Se acostumbró al reflejo condicionado de oír al jefe y repetirlo con infinito
amor. Ayer se dijo que en 15 días habrá un taller para evaluar el tsunami
electoral del domingo. O se invocó la poca atención que merecieron, por parte
de Augusto Barrera, por ejemplo, las obras pequeñas, porque se dedicó a
promocionar las de mayor envergadura... En definitiva, el oficialismo se da 15
días para saber lo que ocurrió con el electorado en el país. También se dijo
que, en ese lapso, compararán el mapa electoral que había con el que se dibujó
el domingo.
Ese ejercicio puede ocultar uno de los problemas políticos
fundamentales que tiene el oficialismo. Para visualizarlo, basta con devolver
la película: Correa se acostumbró a ganar demoliendo enemigos reales y molinos
de viento creados por él y su aparato de propaganda. El éxito se basó,
ciertamente, en la atención a los más desfavorecidos y en una obra pública impresionante.
Pero también en políticas perversas que consisten en lastimar personas,
extender como chicle la ley, cooptar otros poderes, violentar organizaciones
sociales, convertir la justicia en una suerte de Robocop desalmado, crear
puestos para funcionarios que parecen disfrutar el encargo de inquisidor...
Para sacar lecciones del pronunciamiento popular del 23-F, el
correísmo debiera recurrir a dos ejercicios poco gratos: primero, prescindir
del factor ideológico que Correa ensayó con poco éxito el domingo. Esa es una
coartada que solo interesa a los más extremistas del correísmo. Y segundo,
reconocer que aquello que le dio éxito en el pasado es hoy su mayor lastre.

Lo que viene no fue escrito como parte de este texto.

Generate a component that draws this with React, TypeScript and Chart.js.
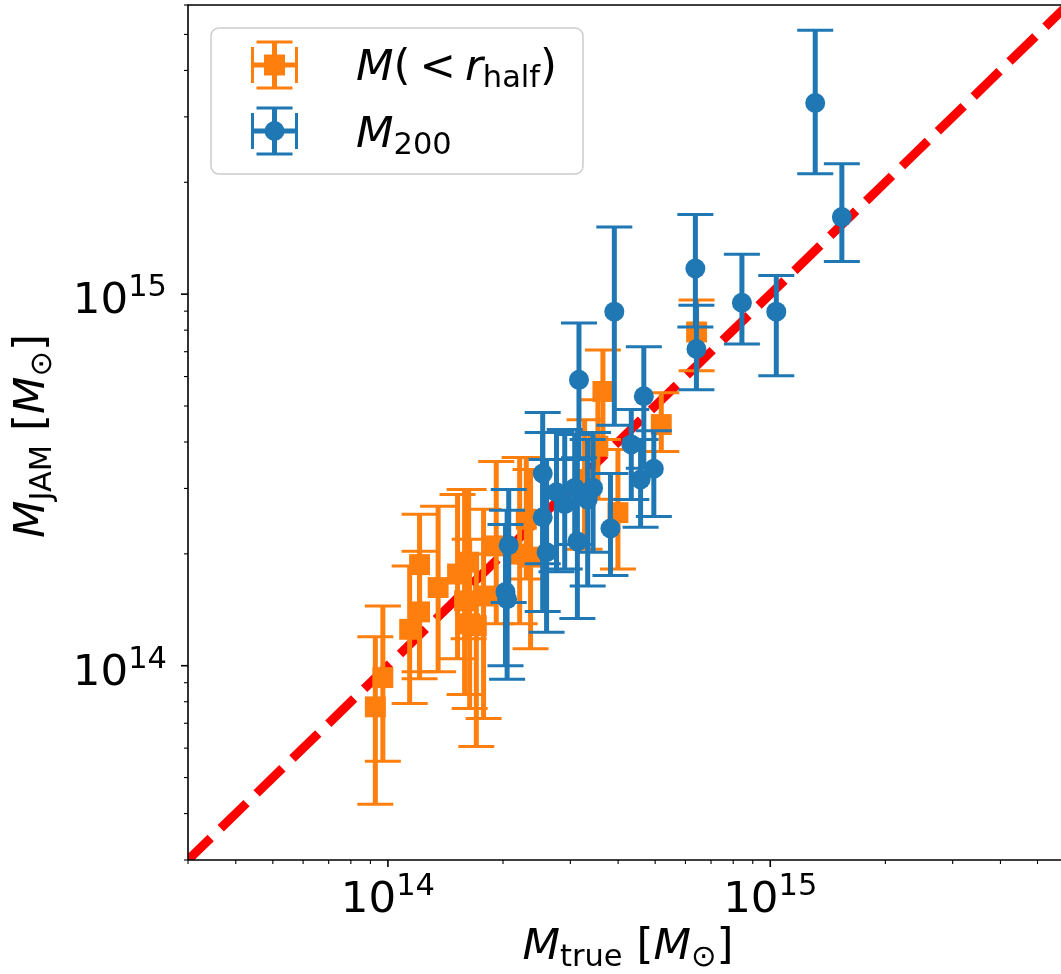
import React, { useEffect, useRef } from "react";
import { Chart, registerables } from "chart.js";

Chart.register(...registerables);

// ---------------- data (solar masses) ----------------
const ORANGE_X = [0.927e14, 0.97e14, 1.14e14, 1.21e14, 1.21e14, 1.353e14, 1.587e14, 1.626e14, 1.779e14, 1.703e14, 1.636e14, 1.92e14, 2.211e14, 2.301e14, 3.65e14, 3.541e14, 3.996e14, 5.188e14, 6.417e14, 2.361e14, 1.521e14, 3.269e14];
const ORANGE_Y = [0.775e14, 0.929e14, 1.253e14, 1.396e14, 1.871e14, 1.623e14, 1.494e14, 1.9e14, 1.54e14, 1.282e14, 1.296e14, 2.101e14, 1.997e14, 2.478e14, 5.472e14, 3.896e14, 2.582e14, 4.456e14, 7.909e14, 1.96e14, 1.765e14, 3.172e14];
const ORANGE_LO = [0.424e14, 0.553e14, 0.791e14, 0.923e14, 0.964e14, 0.964e14, 0.836e14, 1.181e14, 0.721e14, 0.606e14, 0.767e14, 1.296e14, 1.296e14, 1.711e14, 4.061e14, 2.804e14, 1.82e14, 3.771e14, 6.217e14, 1.111e14, 1.044e14, 2.059e14];
const ORANGE_HI = [1.196e14, 1.448e14, 1.854e14, 2.034e14, 2.556e14, 2.685e14, 2.982e14, 2.982e14, 2.636e14, 1.997e14, 2.19e14, 3.545e14, 3.634e14, 3.634e14, 7.077e14, 5.197e14, 3.818e14, 5.428e14, 9.636e14, 3.375e14, 2.891e14, 4.594e14];

const BLUE_X = [13.11e14, 15.39e14, 6.37e14, 6.41e14, 8.43e14, 10.37e14, 3.91e14, 4.67e14, 3.16e14, 4.33e14, 4.96e14, 4.58e14, 2.54e14, 2.07e14, 2.03e14, 2.54e14, 2.6e14, 2.76e14, 3.44e14, 3.33e14, 3.13e14, 3.82e14, 2.9e14, 3.08e14, 2.05e14];
const BLUE_Y = [32.7e14, 16.12e14, 11.72e14, 7.12e14, 9.48e14, 8.97e14, 8.97e14, 5.31e14, 5.88e14, 3.94e14, 3.39e14, 3.17e14, 3.29e14, 2.11e14, 1.58e14, 2.51e14, 2.02e14, 2.93e14, 3.01e14, 2.8e14, 2.16e14, 2.34e14, 2.72e14, 3.01e14, 1.51e14];
const BLUE_LO = [21.1e14, 12.25e14, 8.16e14, 5.53e14, 7.34e14, 6.03e14, 4.44e14, 3.4e14, 3.63e14, 2.8e14, 2.52e14, 2.36e14, 1.88e14, 1.48e14, 1.0e14, 1.4e14, 1.23e14, 1.79e14, 2.02e14, 1.64e14, 1.34e14, 1.75e14, 1.82e14, 2.12e14, 0.92e14];
const BLUE_HI = [51.3e14, 22.45e14, 16.39e14, 9.34e14, 12.8e14, 11.22e14, 15.15e14, 7.22e14, 8.36e14, 4.89e14, 4.29e14, 4.06e14, 4.8e14, 2.98e14, 2.4e14, 4.24e14, 3.59e14, 4.24e14, 4.24e14, 4.06e14, 3.59e14, 3.29e14, 4.32e14, 4.19e14, 2.62e14];

const ONE_TO_ONE = [1e13, 1e16];

const X_MIN = 3e13;
const X_MAX = 5.76e15;
const Y_MIN = 3e13;
const Y_MAX = 6e15;

const MAJOR_TICKS = [1e14, 1e15];
const MAJOR_EXPONENTS = ["14", "15"];
const MINOR_TICKS = [3e13, 4e13, 5e13, 6e13, 7e13, 8e13, 9e13, 2e14, 3e14, 4e14, 5e14, 6e14, 7e14, 8e14, 9e14, 2e15, 3e15, 4e15, 5e15, 6e15];

const LEGEND_LABELS = ["half", "200"];

// ---------------- styling ----------------
const ORANGE = "#ff7f0e";
const BLUE = "#1f77b4";
const FONT = '"DejaVu Sans"';
const BIG = 43.5;
const SMALL = 30.5;

type Seg = { t: string; size: number; italic?: boolean; dy?: number; gap?: number };

function segFont(s: Seg) {
  return `${s.italic ? "italic " : ""}${s.size}px ${FONT}`;
}
function measureSegs(ctx: CanvasRenderingContext2D, segs: Seg[]) {
  let w = 0;
  for (const s of segs) {
    ctx.font = segFont(s);
    w += ctx.measureText(s.t).width + (s.gap || 0);
  }
  return w;
}
function drawSegs(ctx: CanvasRenderingContext2D, segs: Seg[], x: number, y: number) {
  let cx = x;
  ctx.textAlign = "left";
  ctx.textBaseline = "alphabetic";
  for (const s of segs) {
    ctx.font = segFont(s);
    ctx.fillText(s.t, cx, y + (s.dy || 0));
    cx += ctx.measureText(s.t).width + (s.gap || 0);
  }
}

function drawErrorBar(ctx: CanvasRenderingContext2D, px: number, yLo: number, yHi: number) {
  ctx.lineWidth = 5;
  ctx.beginPath();
  ctx.moveTo(px, yLo);
  ctx.lineTo(px, yHi);
  ctx.stroke();
  ctx.lineWidth = 3;
  ctx.beginPath();
  ctx.moveTo(px - 18, yLo);
  ctx.lineTo(px + 18, yLo);
  ctx.moveTo(px - 18, yHi);
  ctx.lineTo(px + 18, yHi);
  ctx.stroke();
}

const errorBarPlugin = {
  id: "errorBars",
  beforeDatasetDraw(chart: any, args: any) {
    const ds = chart.data.datasets[args.index];
    if (!ds.errLo) return;
    const ctx: CanvasRenderingContext2D = chart.ctx;
    const xs = chart.scales.x;
    const ys = chart.scales.y;
    const a = chart.chartArea;
    ctx.save();
    ctx.beginPath();
    ctx.rect(a.left, a.top, a.right - a.left, a.bottom - a.top);
    ctx.clip();
    ctx.strokeStyle = ds.errColor;
    ctx.lineCap = "butt";
    ds.data.forEach((p: any, i: number) => {
      const px = xs.getPixelForValue(p.x);
      drawErrorBar(ctx, px, ys.getPixelForValue(ds.errLo[i]), ys.getPixelForValue(ds.errHi[i]));
    });
    ctx.restore();
  },
};

const decorPlugin = {
  id: "decor",
  afterDraw(chart: any) {
    const ctx: CanvasRenderingContext2D = chart.ctx;
    const xs = chart.scales.x;
    const ys = chart.scales.y;
    const a = chart.chartArea;
    ctx.save();
    ctx.strokeStyle = "#000";
    ctx.fillStyle = "#000";

    // spines
    ctx.lineWidth = 1.6;
    ctx.beginPath();
    ctx.moveTo(a.left, a.bottom);
    ctx.lineTo(a.left, a.top);
    ctx.lineTo(a.right + 5, a.top);
    ctx.moveTo(a.left, a.bottom);
    ctx.lineTo(a.right + 5, a.bottom);
    ctx.stroke();

    // ticks
    const tick = (v: number, len: number, w: number) => {
      ctx.lineWidth = w;
      const px = xs.getPixelForValue(v);
      if (px >= a.left - 1 && px <= a.right + 1) {
        ctx.beginPath();
        ctx.moveTo(px, a.bottom);
        ctx.lineTo(px, a.bottom + len);
        ctx.stroke();
      }
      const py = ys.getPixelForValue(v);
      if (py >= a.top - 1 && py <= a.bottom + 1) {
        ctx.beginPath();
        ctx.moveTo(a.left, py);
        ctx.lineTo(a.left - len, py);
        ctx.stroke();
      }
    };
    MINOR_TICKS.forEach((v) => tick(v, 4, 1.1));
    MAJOR_TICKS.forEach((v) => tick(v, 7, 1.6));

    // tick labels
    MAJOR_TICKS.forEach((v, i) => {
      const segs: Seg[] = [
        { t: "10", size: BIG },
        { t: MAJOR_EXPONENTS[i], size: SMALL, dy: -17 },
      ];
      const w = measureSegs(ctx, segs);
      const px = xs.getPixelForValue(v);
      drawSegs(ctx, segs, px - w / 2, a.bottom + 52);
      const py = ys.getPixelForValue(v);
      drawSegs(ctx, segs, a.left - 21 - w, py + 19);
    });

    // axis titles
    const xTitle: Seg[] = [
      { t: "M", size: BIG, italic: true },
      { t: "true", size: SMALL, dy: 7 },
      { t: " [", size: BIG },
      { t: "M", size: BIG, italic: true },
      { t: "\u2299", size: SMALL, dy: 7 },
      { t: "]", size: BIG },
    ];
    const xw = measureSegs(ctx, xTitle);
    drawSegs(ctx, xTitle, 628 - xw / 2, a.bottom + 99);

    const yTitle: Seg[] = [
      { t: "M", size: BIG, italic: true },
      { t: "JAM", size: SMALL, dy: 7 },
      { t: " [", size: BIG },
      { t: "M", size: BIG, italic: true },
      { t: "\u2299", size: SMALL, dy: 7 },
      { t: "]", size: BIG },
    ];
    const yw = measureSegs(ctx, yTitle);
    ctx.save();
    ctx.translate(44, 436);
    ctx.rotate(-Math.PI / 2);
    drawSegs(ctx, yTitle, -yw / 2, 0);
    ctx.restore();

    // legend
    const lx = 211, ly = 28, lw = 372, lh = 146, r = 8;
    ctx.beginPath();
    ctx.moveTo(lx + r, ly);
    ctx.arcTo(lx + lw, ly, lx + lw, ly + lh, r);
    ctx.arcTo(lx + lw, ly + lh, lx, ly + lh, r);
    ctx.arcTo(lx, ly + lh, lx, ly, r);
    ctx.arcTo(lx, ly, lx + lw, ly, r);
    ctx.closePath();
    ctx.fillStyle = "rgba(255,255,255,0.8)";
    ctx.fill();
    ctx.strokeStyle = "#cccccc";
    ctx.lineWidth = 1.5;
    ctx.stroke();

    const handle = (cy: number, color: string, square: boolean) => {
      const cx = 274.5;
      ctx.strokeStyle = color;
      ctx.fillStyle = color;
      ctx.lineWidth = 5;
      ctx.beginPath();
      ctx.moveTo(cx - 22, cy);
      ctx.lineTo(cx + 22, cy);
      ctx.moveTo(cx, cy - 23);
      ctx.lineTo(cx, cy + 23);
      ctx.stroke();
      ctx.lineWidth = 3;
      ctx.beginPath();
      ctx.moveTo(cx - 18, cy - 23);
      ctx.lineTo(cx + 18, cy - 23);
      ctx.moveTo(cx - 18, cy + 23);
      ctx.lineTo(cx + 18, cy + 23);
      ctx.moveTo(cx - 22, cy - 18);
      ctx.lineTo(cx - 22, cy + 18);
      ctx.moveTo(cx + 22, cy - 18);
      ctx.lineTo(cx + 22, cy + 18);
      ctx.stroke();
      ctx.beginPath();
      if (square) ctx.rect(cx - 10.5, cy - 10.5, 21, 21);
      else ctx.arc(cx, cy, 10, 0, Math.PI * 2);
      ctx.fill();
    };
    handle(65, ORANGE, true);
    handle(131, BLUE, false);

    ctx.fillStyle = "#000";
    drawSegs(
      ctx,
      [
        { t: "M", size: BIG, italic: true },
        { t: "(", size: BIG, gap: 9 },
        { t: "<", size: BIG, gap: 9 },
        { t: "r", size: BIG, italic: true },
        { t: LEGEND_LABELS[0], size: SMALL, dy: 7 },
        { t: ")", size: BIG },
      ],
      356,
      80
    );
    drawSegs(
      ctx,
      [
        { t: "M", size: BIG, italic: true },
        { t: LEGEND_LABELS[1], size: SMALL, dy: 7 },
      ],
      356,
      147
    );
    ctx.restore();
  },
};

export default function App() {
  const ref = useRef<HTMLCanvasElement | null>(null);
  useEffect(() => {
    if (!ref.current) return;
    const chart = new Chart(ref.current, {
      type: "scatter",
      data: {
        datasets: [
          {
            type: "line",
            label: "1:1",
            data: ONE_TO_ONE.map((v) => ({ x: v, y: v })),
            borderColor: "#ff0000",
            borderWidth: 9,
            borderDash: [36, 14],
            borderCapStyle: "butt",
            pointRadius: 0,
            fill: false,
            order: 3,
          } as any,
          {
            label: "M(<r_half)",
            data: ORANGE_X.map((x, i) => ({ x, y: ORANGE_Y[i] })),
            errLo: ORANGE_LO,
            errHi: ORANGE_HI,
            errColor: ORANGE,
            backgroundColor: ORANGE,
            borderWidth: 0,
            pointStyle: "rect",
            pointRadius: 14.8,
            order: 2,
          } as any,
          {
            label: "M200",
            data: BLUE_X.map((x, i) => ({ x, y: BLUE_Y[i] })),
            errLo: BLUE_LO,
            errHi: BLUE_HI,
            errColor: BLUE,
            backgroundColor: BLUE,
            borderWidth: 0,
            pointStyle: "circle",
            pointRadius: 10,
            order: 1,
          } as any,
        ],
      },
      options: {
        animation: false,
        responsive: false,
        devicePixelRatio: 1,
        layout: { autoPadding: false, padding: { left: 188, top: 5, right: 0, bottom: 114 } },
        plugins: { legend: { display: false }, tooltip: { enabled: false } },
        scales: {
          x: { type: "logarithmic", min: X_MIN, max: X_MAX, display: false },
          y: { type: "logarithmic", min: Y_MIN, max: Y_MAX, display: false },
        },
      },
      plugins: [errorBarPlugin, decorPlugin],
    });
    return () => chart.destroy();
  }, []);
  return (
    <div style={{ position: "absolute", left: 0, top: 0, width: 1061, height: 974, background: "#fff" }}>
      <canvas ref={ref} width={1061} height={974} style={{ width: 1061, height: 974, display: "block" }} />
    </div>
  );
}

¿Cómo se reinventan, entonces, un presidente y un movimiento
que han producido obras, es cierto, pero también exabruptos, prepotencia y
violaciones a la ley? Reinventarse implica responder a un interrogante de
fondo: ¿cuál creen que es su elector? Una persona que espera obras, ¿está
presta a firmar eternamente cheques en blanco y es fría como el mármol? ¿Es una
persona que no se conmueve con los excesos de autoridad ni con las víctimas de
un sistema desalmado pensado para demoler a los otros?
¿En qué elector pensará el correísmo cuando haga su balance?
¿Y con qué palabras lo hará, pues trastocó el lenguaje? Y también las visiones:
¿acaso no está convencido de defender principios, libertades y valores, cuando
es uno de los gobiernos que más los ha coartado?
Entender qué ocurrió el 23-F debería empezar por devolver el
significado a las palabras. Llamar a una derrota, una derrota.